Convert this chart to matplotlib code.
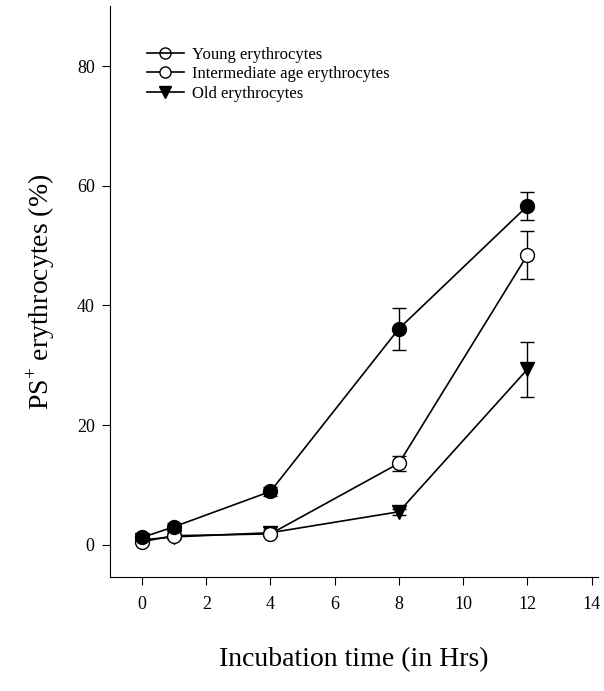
import matplotlib
matplotlib.use('Agg')
import matplotlib.pyplot as plt
from matplotlib.lines import Line2D

plt.rcParams['font.family'] = ['Liberation Serif', 'DejaVu Serif']
plt.rcParams['mathtext.fontset'] = 'custom'
plt.rcParams['mathtext.rm'] = 'Liberation Serif'

# --- data ---
hours = [0, 1, 4, 8, 12]
young = [1.2, 3.0, 8.9, 36.1, 56.6]
young_err = [0.4, 0.6, 0.8, 3.5, 2.3]
inter = [0.5, 1.5, 1.8, 13.6, 48.4]
inter_err = [0.3, 0.4, 0.4, 1.3, 4.0]
old = [0.8, 1.3, 2.0, 5.5, 29.3]
old_err = [0.3, 0.4, 0.4, 0.5, 4.6]

labels = ['Young erythrocytes', 'Intermediate age erythrocytes', 'Old erythrocytes']

fig = plt.figure(figsize=(6.04, 6.91), dpi=100)
ax = fig.add_axes([0.182, 0.165, 0.808, 0.826])

ax.errorbar(hours, old, yerr=old_err, fmt='v-', color='black', mfc='black',
            markersize=10, capsize=5, elinewidth=1, lw=1.2)
ax.errorbar(hours, inter, yerr=inter_err, fmt='o-', color='black', mfc='white',
            markersize=10, capsize=5, elinewidth=1, lw=1.2)
ax.errorbar(hours, young, yerr=young_err, fmt='o-', color='black', mfc='black',
            markersize=10, capsize=5, elinewidth=1, lw=1.2)

handles = [
    Line2D([], [], color='black', marker='o', mfc='none', markersize=8, lw=1.2),
    Line2D([], [], color='black', marker='o', mfc='white', markersize=8, lw=1.2),
    Line2D([], [], color='black', marker='v', mfc='black', markersize=8, lw=1.2),
]
ax.legend(handles, labels, loc='upper left', bbox_to_anchor=(0.045, 0.955),
          frameon=False, fontsize=12, handlelength=2.2, handletextpad=0.5,
          labelspacing=0.2)

ax.set_xlim(-1, 14.2)
ax.set_ylim(-5.4, 90)
ax.set_xticks([0, 2, 4, 6, 8, 10, 12, 14])
ax.set_yticks([0, 20, 40, 60, 80])
ax.tick_params(direction='out', length=6, labelsize=13, pad=8)
ax.tick_params(axis='y', pad=5)
ax.spines['top'].set_visible(False)
ax.spines['right'].set_visible(False)

ax.set_xlabel('Incubation time (in Hrs)', fontsize=20, labelpad=24)
ax.set_ylabel('PS$^{+}$ erythrocytes (%)', fontsize=20, labelpad=14)

plt.savefig('out.png', dpi=100)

• • • • •

• What you have to do
Replicate the material above verbatim; images stay out of the copy.

• Correct answer
Convert this chart to matplotlib code.
import matplotlib
matplotlib.use('Agg')
import matplotlib.pyplot as plt
from matplotlib.lines import Line2D

plt.rcParams['font.family'] = ['Liberation Serif', 'DejaVu Serif']
plt.rcParams['mathtext.fontset'] = 'custom'
plt.rcParams['mathtext.rm'] = 'Liberation Serif'

# --- data ---
hours = [0, 1, 4, 8, 12]
young = [1.2, 3.0, 8.9, 36.1, 56.6]
young_err = [0.4, 0.6, 0.8, 3.5, 2.3]
inter = [0.5, 1.5, 1.8, 13.6, 48.4]
inter_err = [0.3, 0.4, 0.4, 1.3, 4.0]
old = [0.8, 1.3, 2.0, 5.5, 29.3]
old_err = [0.3, 0.4, 0.4, 0.5, 4.6]

labels = ['Young erythrocytes', 'Intermediate age erythrocytes', 'Old erythrocytes']

fig = plt.figure(figsize=(6.04, 6.91), dpi=100)
ax = fig.add_axes([0.182, 0.165, 0.808, 0.826])

ax.errorbar(hours, old, yerr=old_err, fmt='v-', color='black', mfc='black',
            markersize=10, capsize=5, elinewidth=1, lw=1.2)
ax.errorbar(hours, inter, yerr=inter_err, fmt='o-', color='black', mfc='white',
            markersize=10, capsize=5, elinewidth=1, lw=1.2)
ax.errorbar(hours, young, yerr=young_err, fmt='o-', color='black', mfc='black',
            markersize=10, capsize=5, elinewidth=1, lw=1.2)

handles = [
    Line2D([], [], color='black', marker='o', mfc='none', markersize=8, lw=1.2),
    Line2D([], [], color='black', marker='o', mfc='white', markersize=8, lw=1.2),
    Line2D([], [], color='black', marker='v', mfc='black', markersize=8, lw=1.2),
]
ax.legend(handles, labels, loc='upper left', bbox_to_anchor=(0.045, 0.955),
          frameon=False, fontsize=12, handlelength=2.2, handletextpad=0.5,
          labelspacing=0.2)

ax.set_xlim(-1, 14.2)
ax.set_ylim(-5.4, 90)
ax.set_xticks([0, 2, 4, 6, 8, 10, 12, 14])
ax.set_yticks([0, 20, 40, 60, 80])
ax.tick_params(direction='out', length=6, labelsize=13, pad=8)
ax.tick_params(axis='y', pad=5)
ax.spines['top'].set_visible(False)
ax.spines['right'].set_visible(False)

ax.set_xlabel('Incubation time (in Hrs)', fontsize=20, labelpad=24)
ax.set_ylabel('PS$^{+}$ erythrocytes (%)', fontsize=20, labelpad=14)

plt.savefig('out.png', dpi=100)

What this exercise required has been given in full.